Gérald Pandelon : Nous disposons d’un arsenal juridique suffisant pour enrayer le phénomène tout comme des forces de l’ordre de grande valeur. La difficulté réside dans le fait que les peines les plus dures concernant les délinquants multirécidivistes ne sont jamais prononcées. En effet, toutes choses égales par ailleurs, les sanctions pénales sont relativement clémentes envers des voyous chevronnés et particulièrement sévères pour des honnêtes citoyens qui disposent d’un statut et qui auraient commis la moindre faute non intentionnelle. Pour le dire autrement, c’est un euphémisme que de constater que la présomption d’innocence n’est pas un principe qui a vocation à leur être appliqué… Notre justice est une justice de classe, et cette tendance ne fait que s’accentuer, il n’y a qu’à constater pour s’en convaincre qu’un syndicat de la magistrature ne rechigne pas à aller soutenir un candidat politique d’extrême-gauche en toute impunité, au mépris pourtant des règles de neutralité devant présider à ses fonctions. Même l’actuel Garde des Sceaux a pu s’émouvoir de cette situation, preuve, si besoin était, qu’il ne faut jamais désespérer, même de personnages politiques fort enclins à la soumission et à la trahison. Pourtant, des sanctions existent et sont prononcées lorsque les juridictions font preuve de justice et de fermeté, comme au mois de février dernier devant le tribunal judiciaire de Marseille où 3 représentants du narcobanditisme se sont vus infliger des peines de 10 années d’emprisonnement. C’est le courage qui doit l’emporter sur la lâcheté, le « thumos » des Grecs, c’est de cette vertu dont nous avons un urgent besoin et non d’une lâcheté qui, en définitive, confine à la complicité et à la trahison.
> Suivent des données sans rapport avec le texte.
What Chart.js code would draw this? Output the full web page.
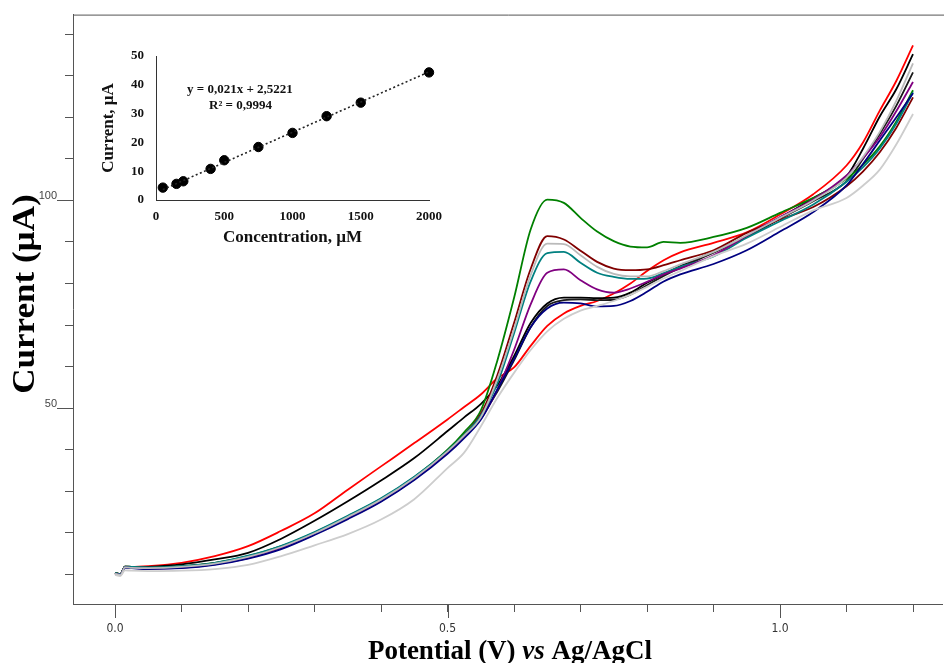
<!DOCTYPE html>
<html><head><meta charset="utf-8">
<script src="https://cdn.jsdelivr.net/npm/chart.js@4.4.0/dist/chart.umd.min.js"></script>
<style>
html,body{margin:0;padding:0;background:#fff;}
#wrap{position:relative;width:944px;height:663px;overflow:hidden;}
#main{position:absolute;left:0;top:0;}
#inset{position:absolute;left:90px;top:20px;}
</style></head><body>
<div id="wrap"><canvas id="main" width="944" height="663"></canvas><canvas id="inset" width="370" height="240"></canvas></div>
<script>
// ---------- main voltammogram data ----------
const volts = [0, 0.008, 0.015, 0.025, 0.05, 0.1, 0.15, 0.2, 0.25, 0.3, 0.35, 0.4, 0.45, 0.5,
  0.525, 0.55, 0.575, 0.6, 0.625, 0.65, 0.675, 0.7, 0.725, 0.75, 0.775, 0.8, 0.825,
  0.85, 0.9, 0.95, 1.0, 1.05, 1.1, 1.125, 1.15, 1.175, 1.2];

const curLightGray = [9.9,9.6,11.0,10.9,10.8, 10.9,11.3,12.3,14.4,17.0,19.7,23.2,28.1,35.6,
  39.3,45.6,52.5,58.5,64.0,68.5,71.5,73.5,74.6,75.8,77.3,79.2,81.2, 83.0,86.6,89.6,93.6,97.6,100.6, 103.6,107.4,113.5,120.8];
const curSilver = [10.2,9.9,11.7,11.6,11.5, 11.8,12.6,14.2,16.6,19.9,23.8,28.0,33.2,39.6,
  43.4,47.8,57.0,69.0,82.0,89.6,89.5,86.8,84.0,82.3,81.7,81.7,83.0, 84.6,87.6,91.6,95.8,100.0,105.5, 110.5,116.5,124.0,133.0];
const curNavy = [10.2,9.9,11.6,11.5,11.3, 11.5,12.3,13.8,16.1,19.5,23.3,27.5,32.7,39.0,
  42.8,47.2,54.5,61.8,69.5,74.0,75.4,75.2,74.5,74.6,75.8,78.0,80.5, 82.2,84.7,88.0,92.5,97.2,103.6, 108.8,114.4,120.0,125.8];
const curPurple = [10.2,9.9,11.7,11.6,11.4, 11.6,12.4,13.9,16.3,19.7,23.5,27.7,32.9,39.3,
  43.1,47.4,54.5,64.0,75.0,82.6,83.4,80.8,78.6,77.8,78.8,80.4,82.2, 83.6,86.8,91.5,96.0,100.2,106.0, 110.2,115.2,121.5,128.5];
const curTeal = [10.4,10.1,11.9,11.8,11.7, 12.0,12.8,14.5,16.9,20.2,24.1,28.3,33.5,39.8,
  43.6,48.2,56.0,68.0,80.5,87.3,87.6,85.0,82.6,81.6,81.1,81.2,82.5, 84.0,86.5,91.0,95.0,99.0,104.5, 108.0,112.5,118.5,126.0];
const curMaroon = [10.3,10.0,11.8,11.7,11.6, 11.9,12.7,14.3,16.7,20.0,23.9,28.1,33.3,39.7,
  43.6,48.6,58.0,70.5,83.5,91.4,90.6,87.9,85.2,83.6,83.2,83.4,84.4, 85.6,88.0,92.2,95.4,98.4,103.4, 107.0,111.6,117.5,124.8];
const curGreen = [10.4,10.1,11.9,11.8,11.6, 12.0,12.8,14.4,16.8,20.1,24.0,28.2,33.4,40.0,
  44.2,49.4,61.5,76.5,93.0,100.2,99.4,95.8,92.5,90.2,88.9,88.7,90.0, 89.8,91.2,93.4,97.0,100.6,105.2, 108.6,113.0,119.0,126.5];
const curBlack2 = [10.3,10.0,11.8,11.6,11.5, 11.8,12.6,14.2,16.6,19.9,23.8,28.0,33.2,39.6,
  43.4,47.8,54.0,61.5,69.5,74.6,76.0,76.2,76.0,76.1,77.3,79.6,81.8, 83.8,87.4,91.2,95.6,99.8,104.6, 110.0,116.0,122.8,130.8];
const curBlack1 = [10.4,10.1,11.9,11.7,11.8, 12.4,13.6,15.2,18.6,22.9,27.6,32.6,38.0,44.5,
  47.8,51.0,55.5,62.5,70.5,75.2,76.6,76.6,76.5,76.6,77.8,80.2,82.2, 84.2,87.6,91.4,95.8,100.5,105.8, 112.5,120.2,126.8,135.2];
const curRed = [10.4,10.1,11.9,11.8,12.0, 12.8,14.4,16.8,20.5,24.7,30.4,36.0,41.6,47.3,
  50.3,53.3,57.2,59.8,65.0,69.8,72.8,74.6,75.8,77.6,80.0,83.0,85.6, 87.5,89.8,92.3,96.6,101.5,108.4, 114.0,121.6,128.8,137.3];

const seriesNames  = ['light gray','silver','navy','purple','teal','maroon','green','black 2','black 1','red'];
const seriesColors = ['#cdcdcd','#bababa','#000080','#800080','#008080','#800000','#008000','#1a1a1a','#000000','#ff0000'];
const seriesValues = [curLightGray,curSilver,curNavy,curPurple,curTeal,curMaroon,curGreen,curBlack2,curBlack1,curRed];

const xTickValues = [0,0.1,0.2,0.3,0.4,0.5,0.6,0.7,0.8,0.9,1.0,1.1,1.2];
const xTickLabels = {'0':'0.0','0.5':'0.5','1':'1.0'};
const yTickValues = [10,20,30,40,50,60,70,80,90,100,110,120,130,140];
const yTickLabels = {'50':'50','100':'100'};
const xMajor = [0,0.5,1.0];
const yMajor = [50,100];

// ---------- inset calibration data ----------
const concentrations = [50,150,200,400,500,750,1000,1250,1500,2000];
const peakCurrents   = [4.3,5.6,6.5,10.8,13.8,18.4,23.3,29.1,33.8,44.3];
const trendConc = [50,2000];
const trendCurrent = [3.6,44.5];
const insetXTicks = [0,500,1000,1500,2000];
const insetYTicks = [0,10,20,30,40,50];

const SERIF = '"Liberation Serif","Times New Roman",serif';
const SANS = '"Liberation Sans",Arial,sans-serif';
const NARROW = '"Liberation Sans Narrow","DejaVu Sans Condensed","Liberation Sans",sans-serif';
const FRAME = '#555';

const mainDeco = {
  id:'mainDeco',
  afterDraw(chart){
    const {ctx, chartArea:a, scales:{x,y}} = chart;
    ctx.save();
    ctx.strokeStyle = FRAME; ctx.lineWidth = 1;
    ctx.beginPath();
    ctx.moveTo(a.left, a.top+0.5); ctx.lineTo(a.right+2, a.top+0.5);
    yMajor.forEach(v=>{const py=Math.round(y.getPixelForValue(v))+0.5; ctx.moveTo(a.left-16,py); ctx.lineTo(a.left,py);});
    xMajor.forEach(v=>{const px=Math.round(x.getPixelForValue(v))+0.5; ctx.moveTo(px,a.bottom); ctx.lineTo(px,a.bottom+14);});
    ctx.stroke();
    ctx.fillStyle = '#000';
    // y title
    ctx.save();
    ctx.font = 'bold 31px '+SERIF;
    ctx.translate(26, 294); ctx.rotate(-Math.PI/2); ctx.scale(1.13,1);
    ctx.textAlign='center'; ctx.textBaseline='middle';
    ctx.fillText('Current (µA)',0,0);
    ctx.restore();
    // x title with italic "vs"
    const parts = [['Potential (V) ','bold 27px '+SERIF],['vs','italic bold 27px '+SERIF],[' Ag/AgCl','bold 27px '+SERIF]];
    let w = 0; parts.forEach(p=>{ctx.font=p[1]; w+=ctx.measureText(p[0]).width;});
    let px = 510 - w/2;
    ctx.textBaseline='alphabetic'; ctx.textAlign='left';
    parts.forEach(p=>{ctx.font=p[1]; ctx.fillText(p[0],px,659); px+=ctx.measureText(p[0]).width;});
    ctx.restore();
  }
};

new Chart(document.getElementById('main'), {
  type:'line',
  data:{datasets: seriesValues.map((vals,i)=>({
    label: seriesNames[i],
    data: volts.map((v,j)=>({x:v,y:vals[j]})),
    borderColor: seriesColors[i], backgroundColor: seriesColors[i],
    borderWidth: 1.8, pointRadius: 0, fill:false, cubicInterpolationMode:'monotone'
  }))},
  options:{
    responsive:false, animation:false, devicePixelRatio:1,
    layout:{padding:{left:0, top:14, right:2, bottom:0}},
    plugins:{legend:{display:false}, tooltip:{enabled:false}},
    scales:{
      x:{type:'linear', min:-0.0632, max:1.2436,
        afterFit:s=>{s.height=59;},
        afterBuildTicks:s=>{s.ticks = xTickValues.map(v=>({value:v}));},
        grid:{drawOnChartArea:false, tickLength:8, color:FRAME},
        border:{color:FRAME, width:1},
        ticks:{autoSkip:false, maxRotation:0, padding:10, color:'#333', font:{family:NARROW, size:12},
          callback:v=>xTickLabels[String(+(+v).toFixed(2))]||''}
      },
      y:{type:'linear', min:2.885, max:144.71,
        afterFit:s=>{s.width=73;},
        afterBuildTicks:s=>{s.ticks = yTickValues.map(v=>({value:v}));},
        grid:{drawOnChartArea:false, tickLength:8, color:FRAME},
        border:{color:FRAME, width:1},
        ticks:{autoSkip:false, padding:8, labelOffset:-4, color:'#444', font:{family:SANS, size:11},
          callback:v=>yTickLabels[String(v)]||''}
      }
    }
  },
  plugins:[mainDeco]
});

const insetDeco = {
  id:'insetDeco',
  afterDraw(chart){
    const ctx = chart.ctx;
    ctx.save();
    ctx.fillStyle='#111'; ctx.font='bold 13px '+SERIF; ctx.textBaseline='middle'; ctx.textAlign='left';
    ctx.fillText('y = 0,021x + 2,5221', 97, 70);
    ctx.fillText('R² = 0,9994', 119, 86);
    ctx.restore();
  }
};

new Chart(document.getElementById('inset'), {
  type:'scatter',
  data:{datasets:[
    {type:'line', label:'fit', data: trendConc.map((c,i)=>({x:c,y:trendCurrent[i]})),
     borderColor:'#222', borderWidth:1.6, borderDash:[2,2.5], pointRadius:0, fill:false, clip:false},
    {type:'scatter', label:'points', data: concentrations.map((c,i)=>({x:c,y:peakCurrents[i]})),
     backgroundColor:'#000', borderColor:'#000', pointRadius:4.7, clip:false}
  ]},
  options:{
    responsive:false, animation:false, devicePixelRatio:1,
    layout:{padding:{left:0, top:36, right:31, bottom:0}},
    plugins:{legend:{display:false}, tooltip:{enabled:false}},
    scales:{
      x:{type:'linear', min:0, max:2000,
        afterFit:s=>{s.height=60;},
        afterBuildTicks:s=>{s.ticks = insetXTicks.map(v=>({value:v}));},
        grid:{display:false, drawTicks:false},
        border:{display:true, color:'#333', width:1},
        ticks:{autoSkip:false, maxRotation:0, padding:9, color:'#111', font:{family:SERIF, size:13, weight:'bold'},
          callback:v=>String(v)},
        title:{display:true, text:'Concentration, µM', color:'#111', font:{family:SERIF, size:17, weight:'bold'}, padding:{top:0,bottom:12}}
      },
      y:{type:'linear', min:0, max:50,
        afterFit:s=>{s.width=66;},
        afterBuildTicks:s=>{s.ticks = insetYTicks.map(v=>({value:v}));},
        grid:{display:false, drawTicks:false},
        border:{display:true, color:'#333', width:1},
        ticks:{autoSkip:false, padding:12, color:'#111', font:{family:SERIF, size:13, weight:'bold'},
          callback:v=>String(v)},
        title:{display:true, text:'Current, µA', color:'#111', font:{family:SERIF, size:17, weight:'bold'}, padding:{top:8,bottom:0}}
      }
    }
  },
  plugins:[insetDeco]
});
</script>
</body></html>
Quels seraientles leviers à actionner ou les mesures et réformes à mettre en place pour lutter efficacement contre la Marseillisation de la France et pour réellement endiguer les fusillades etles règlements de comptes dans le cadre du trafic de stupéfiants ? (L’exemple marseillais sert-il aux autres juridictions pour être plus efficace contre la délinquance).
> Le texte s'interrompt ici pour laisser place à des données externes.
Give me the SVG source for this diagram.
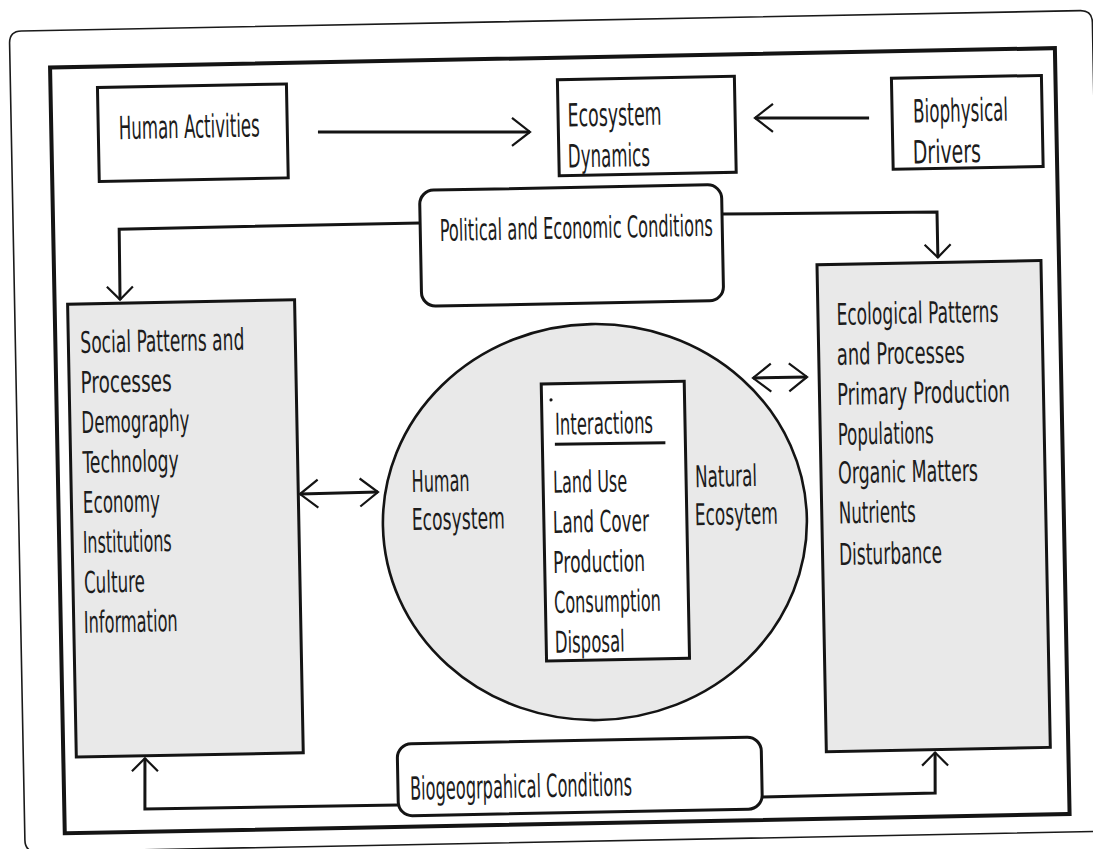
<svg xmlns="http://www.w3.org/2000/svg" width="1093" height="849" viewBox="0 0 1093 849">
<style>
  .t { font-family: "DejaVu Sans Condensed", "DejaVu Sans", "Liberation Sans", sans-serif; font-size: 30px; fill: #1c1c1c; }
  .big { font-size: 32px; }
  .box { fill: #ffffff; stroke: #141414; stroke-width: 3; }
  .gray { fill: #e9e9e9; stroke: #141414; stroke-width: 3; }
  .conn { fill: none; stroke: #141414; stroke-width: 3; stroke-linejoin: miter; }
</style>
<defs>
  <marker id="ah" markerUnits="userSpaceOnUse" markerWidth="26" markerHeight="32" viewBox="0 0 26 32" refX="21" refY="16" orient="auto-start-reverse">
    <path d="M3,2 L21,16 L3,30" fill="none" stroke="#141414" stroke-width="2.2"/>
  </marker>
  <marker id="ahs" markerUnits="userSpaceOnUse" markerWidth="20" markerHeight="30" viewBox="0 0 20 30" refX="16" refY="15" orient="auto-start-reverse">
    <path d="M3,2 L16,15 L3,28" fill="none" stroke="#141414" stroke-width="2.2"/>
  </marker>
</defs>
<rect width="1093" height="849" fill="#ffffff"/>
<g transform="rotate(-1.1 546 424)">
  <g id="frames">
    <path d="M29,21 H1088 Q1100,21 1100,33 V842 H29 Q17,842 17,830 V33 Q17,21 29,21 Z" fill="none" stroke="#1a1a1a" stroke-width="1.6"/>
    <rect x="57" y="58" width="1005" height="766" fill="none" stroke="#141414" stroke-width="4"/>
  </g>

  <g id="human-activities">
    <rect class="box" x="104" y="79" width="189" height="94"/>
    <text class="t big" x="124.5" y="131" textLength="141" lengthAdjust="spacingAndGlyphs">Human Activities</text>
  </g>

  <g id="ecosystem-dynamics">
    <rect class="box" x="564" y="80" width="177" height="96"/>
    <text class="t big" x="573.5" y="127" textLength="94" lengthAdjust="spacingAndGlyphs">Ecosystem</text>
    <text class="t big" x="573" y="168" textLength="82" lengthAdjust="spacingAndGlyphs">Dynamics</text>
  </g>

  <g id="biophysical-drivers">
    <rect class="box" x="898" y="85" width="150" height="91"/>
    <text class="t big" x="919" y="129.5" textLength="95" lengthAdjust="spacingAndGlyphs">Biophysical</text>
    <text class="t big" x="918" y="170.5" textLength="68" lengthAdjust="spacingAndGlyphs">Drivers</text>
  </g>

  <g id="political-economic">
    <rect class="box" x="424" y="188" width="302" height="116" rx="14"/>
    <text class="t" x="443.5" y="239" textLength="273" lengthAdjust="spacingAndGlyphs">Political and Economic Conditions</text>
  </g>

  <g id="social-patterns">
    <rect class="gray" x="70" y="295" width="227" height="453"/>
    <text class="t" x="82" y="344" textLength="164" lengthAdjust="spacingAndGlyphs">Social Patterns and</text>
    <text class="t" x="81.5" y="384" textLength="91" lengthAdjust="spacingAndGlyphs">Processes</text>
    <text class="t" x="81.5" y="424" textLength="108" lengthAdjust="spacingAndGlyphs">Demography</text>
    <text class="t" x="82" y="464" textLength="96" lengthAdjust="spacingAndGlyphs">Technology</text>
    <text class="t" x="81.5" y="504" textLength="77" lengthAdjust="spacingAndGlyphs">Economy</text>
    <text class="t" x="80.5" y="544" textLength="89" lengthAdjust="spacingAndGlyphs">Institutions</text>
    <text class="t" x="81" y="584" textLength="61" lengthAdjust="spacingAndGlyphs">Culture</text>
    <text class="t" x="80" y="624" textLength="94" lengthAdjust="spacingAndGlyphs">Information</text>
  </g>

  <g id="ecological-patterns">
    <rect class="gray" x="820" y="270" width="224" height="487"/>
    <text class="t" x="838.5" y="330.5" textLength="162" lengthAdjust="spacingAndGlyphs">Ecological Patterns</text>
    <text class="t" x="838" y="370.5" textLength="128" lengthAdjust="spacingAndGlyphs">and Processes</text>
    <text class="t" x="837.5" y="410.5" textLength="173" lengthAdjust="spacingAndGlyphs">Primary Production</text>
    <text class="t" x="837.5" y="450.5" textLength="96" lengthAdjust="spacingAndGlyphs">Populations</text>
    <text class="t" x="837" y="489" textLength="140" lengthAdjust="spacingAndGlyphs">Organic Matters</text>
    <text class="t" x="837" y="529" textLength="77" lengthAdjust="spacingAndGlyphs">Nutrients</text>
    <text class="t" x="836.5" y="570.5" textLength="103" lengthAdjust="spacingAndGlyphs">Disturbance</text>
  </g>

  <g id="ecosystem-circle">
    <ellipse cx="593" cy="523" rx="212" ry="198" fill="#e9e9e9" stroke="#141414" stroke-width="2.6"/>
    <text class="t" x="410.5" y="489.5" textLength="58" lengthAdjust="spacingAndGlyphs">Human</text>
    <text class="t" x="410" y="527.5" textLength="93" lengthAdjust="spacingAndGlyphs">Ecosystem</text>
    <text class="t" x="694" y="490" textLength="62" lengthAdjust="spacingAndGlyphs">Natural</text>
    <text class="t" x="693" y="528" textLength="83" lengthAdjust="spacingAndGlyphs">Ecosytem</text>
  </g>

  <g id="interactions">
    <rect class="box" x="542" y="384" width="143" height="277"/>
    <circle cx="551.5" cy="400" r="1.6" fill="#141414"/>
    <text class="t" x="555" y="435" textLength="98" lengthAdjust="spacingAndGlyphs">Interactions</text>
    <line x1="554.5" y1="444.5" x2="665" y2="445" stroke="#141414" stroke-width="3"/>
    <text class="t" x="552" y="493" textLength="74" lengthAdjust="spacingAndGlyphs">Land Use</text>
    <text class="t" x="551" y="533" textLength="96" lengthAdjust="spacingAndGlyphs">Land Cover</text>
    <text class="t" x="550.5" y="573" textLength="92" lengthAdjust="spacingAndGlyphs">Production</text>
    <text class="t" x="550.5" y="613" textLength="107" lengthAdjust="spacingAndGlyphs">Consumption</text>
    <text class="t" x="550.5" y="653" textLength="70" lengthAdjust="spacingAndGlyphs">Disposal</text>
  </g>

  <g id="biogeographical">
    <rect class="box" x="391" y="741" width="364" height="72" rx="14"/>
    <text class="t big" x="403" y="797" textLength="222" lengthAdjust="spacingAndGlyphs">Biogeogrpahical Conditions</text>
  </g>

  <g id="connectors">
    <line class="conn" x1="323.6" y1="127.6" x2="535.6" y2="131.7" marker-end="url(#ah)"/>
    <line class="conn" x1="874.9" y1="124.2" x2="760.8" y2="122" marker-end="url(#ah)"/>
    <polyline class="conn" points="424,220.5 123,221 122.5,291.5" marker-end="url(#ahs)"/>
    <polyline class="conn" points="726,217.5 941,219.5 941,265" marker-end="url(#ahs)"/>
    <line class="conn" x1="298.7" y1="489.3" x2="376.7" y2="488.8" marker-start="url(#ah)" marker-end="url(#ah)"/>
    <line class="conn" x1="753.9" y1="382" x2="807.9" y2="382" marker-start="url(#ah)" marker-end="url(#ah)"/>
    <polyline class="conn" points="391,802 137.6,801.3 138.6,750.5" marker-end="url(#ahs)"/>
    <polyline class="conn" points="755,801 928,800.5 928.7,760" marker-end="url(#ahs)"/>
  </g>
</g>
</svg>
Xavier Raufer : Inouï ! Magique ! De l’avis des concernés, commissaires de police, officiers de gendarmerie, magistrats de terrain, il faudrait et suffirait d’appliquer aux « criminels d’habitude » le présent Code pénal, en l’état – sauf à alléger sa procédure paralysante et idiote – pour ramener, en quelques mois, la criminalité de voie publique sous le seuil de l’insupportable. Les commissaires, officiers de police et de gendarmerie ; les magistrats dans leur grande majorité, n’attendent même que ça. Donnons à notre Justice ces moyens qui lui font si cruellement défaut ; accordons aux forces de l’ordre du terrain cette présomption d’innocence opérationnelle, gage de l’admiration et de la confiance du peuple français – puis rétablissons la sécurité, avec pour seule boussole la sauvegarde des victimes du crime. La feuille de route ? Sanglant satrape stalinien, mais grand seigneur de la guerre, Mao a dit ça très bien : « Oser lutter, oser vaincre » !
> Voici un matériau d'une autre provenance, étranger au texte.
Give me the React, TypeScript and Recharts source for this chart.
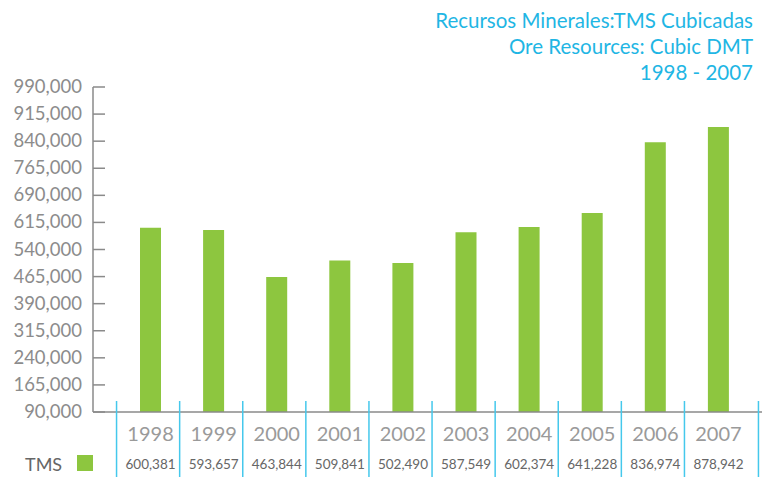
import { BarChart, Bar, XAxis, YAxis } from 'recharts'

const years = ['1998', '1999', '2000', '2001', '2002', '2003', '2004', '2005', '2006', '2007']
const tms = [600381, 593657, 463844, 509841, 502490, 587549, 602374, 641228, 836974, 878942]
const yTicks = [90000, 165000, 240000, 315000, 390000, 465000, 540000, 615000, 690000, 765000, 840000, 915000, 990000]

const titleLines = ['Recursos Minerales:TMS Cubicadas', 'Ore Resources: Cubic DMT', '1998 - 2007']

const GREEN = '#8dc63f'
const CYAN = '#1fb6e4'
const LINE_CYAN = '#45c8ec'
const AXIS = '#8a8a8a'
const FONT = 'Lato, "Open Sans", sans-serif'

const data = years.map((year, i) => ({ year, tms: tms[i] }))

const fmt = (v: number) => v.toLocaleString('en-US')

const YTick = (props: any) => {
  const { x, y, payload } = props
  return (
    <g>
      <line x1={x} x2={x + 12} y1={y} y2={y} stroke={AXIS} strokeWidth={1.5} />
      <text x={x - 11} y={y} dy={6} textAnchor="end" fontSize={18.5} fill="#8c8c8c" fontFamily={FONT}>
        {fmt(payload.value)}
      </text>
    </g>
  )
}

const XTick = (props: any) => {
  const { x, y, payload, index } = props
  return (
    <g>
      <line x1={x - 34} x2={x - 34} y1={y - 11} y2={477} stroke={LINE_CYAN} strokeWidth={1.5} />
      {index === years.length - 1 && (
        <line x1={x + 40} x2={x + 40} y1={y - 11} y2={477} stroke={LINE_CYAN} strokeWidth={1.5} />
      )}
      <text x={x} y={y + 29} textAnchor="middle" fontSize={20} fill="#9a9a9a" fontFamily={FONT}>
        {payload.value}
      </text>
      <text x={x} y={y + 57} textAnchor="middle" fontSize={13.5} fill="#666" fontFamily={FONT}>
        {fmt(tms[index])}
      </text>
    </g>
  )
}

export default function App() {
  return (
    <div style={{ position: 'absolute', left: 0, top: 0, width: 762, height: 477, background: '#fff', fontFamily: FONT }}>
      {/* título */}
      <div style={{ position: 'absolute', right: 9, top: 7, textAlign: 'right', color: CYAN, fontSize: 20.5, lineHeight: '26px' }}>
        {titleLines.map((t) => (
          <div key={t}>{t}</div>
        ))}
      </div>

      {/* leyenda TMS */}
      <div style={{ position: 'absolute', left: 25, top: 453, fontSize: 18, color: '#666', lineHeight: '22px' }}>TMS</div>
      <div style={{ position: 'absolute', left: 77, top: 455, width: 16, height: 16, background: GREEN }} />

      <BarChart width={762} height={477} data={data} margin={{ top: 87, right: 0, bottom: 0, left: 0 }}>
        <XAxis
          dataKey="year"
          height={65}
          padding={{ left: 26, right: 12 }}
          tickLine={false}
          tickSize={0}
          tickMargin={0}
          interval={0}
          axisLine={{ stroke: AXIS, strokeWidth: 1.5 }}
          tick={<XTick />}
        />
        <YAxis
          width={93}
          domain={[90000, 990000]}
          ticks={yTicks}
          allowDataOverflow
          tickLine={false}
          tickSize={0}
          tickMargin={0}
          interval={0}
          axisLine={{ stroke: AXIS, strokeWidth: 1.5 }}
          tick={<YTick />}
        />
        <Bar dataKey="tms" fill={GREEN} barSize={21} isAnimationActive={false} />
      </BarChart>
    </div>
  )
}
Gérald Pandelon : Il faudrait que la justice soit juste et humaine avec les personnes qui le méritent vraiment et ferme avec ceux qui ne le méritent plus car ils sont multirécidivistes et, bien souvent, en rien désireux d’en finir avec leur parcours délinquantiel. Je crains pourtant que nous assistions à une évolution contraire : beaucoup de fermeté à l’encontre de primodélinquants qui attestent d’un statut enviable (élus, policiers, avocats, chefs d’entreprises) et une relative indulgence à l’endroit de délinquants d’habitude. Et lorsque vous commettez en tant qu’avocat la moindre faute non intentionnelle qui relève à l’évidence d’une difficulté déontologique et nullement d’une infraction pénale, vous vous faites accabler, vous êtes « coupable car vous ne pouvez pas ignorer le droit en tant que praticien », vous assènera inconditionnellement le moindre parquetier qui pourtant n’aura pas eu le temps matériel de lire de façon approfondie le dossier. Ce magistrat objectivera sa subjectivité en se dissimulant derrière les armes du droit pour masquer son idéologie au détriment de la quête de vérité. Une recherche de la vérité qui est donc secondaire pendant que l’accusation constituera un réflexe mental premier. En revanche, lorsque votre casier judiciaire portera trace de 24 condamnations alors que vous n’êtes âgé que de 30 ans, vous pourrez vous en sortir avec un contrôle judiciaire si vous êtes présenté devant un magistrat instructeur ou avec une condamnation aménageable si vous êtes jugé sur le fond. Je crois que s’agissant des non-délinquants, il devrait exister une première réunion entre un responsable du parquet et un représentant de la profession du mis en cause afin d’examiner au préalable le dossier avant de décider de sa judiciarisation ou non. Or, concernant ce personnel pénal au profil pourtant très lisse c’est d’emblée le même traitement qui leur est réservé, à savoir une garde à vue immédiate ou dans le meilleur des cas une audition libre. Mettre sur un pied d’égalité des personnes qui ne sont en rien égales sur un plan pénal c’est vouloir flatter un gauchisme pénal croissant dans notre pays, au détriment de la vérité et in fine de la justice.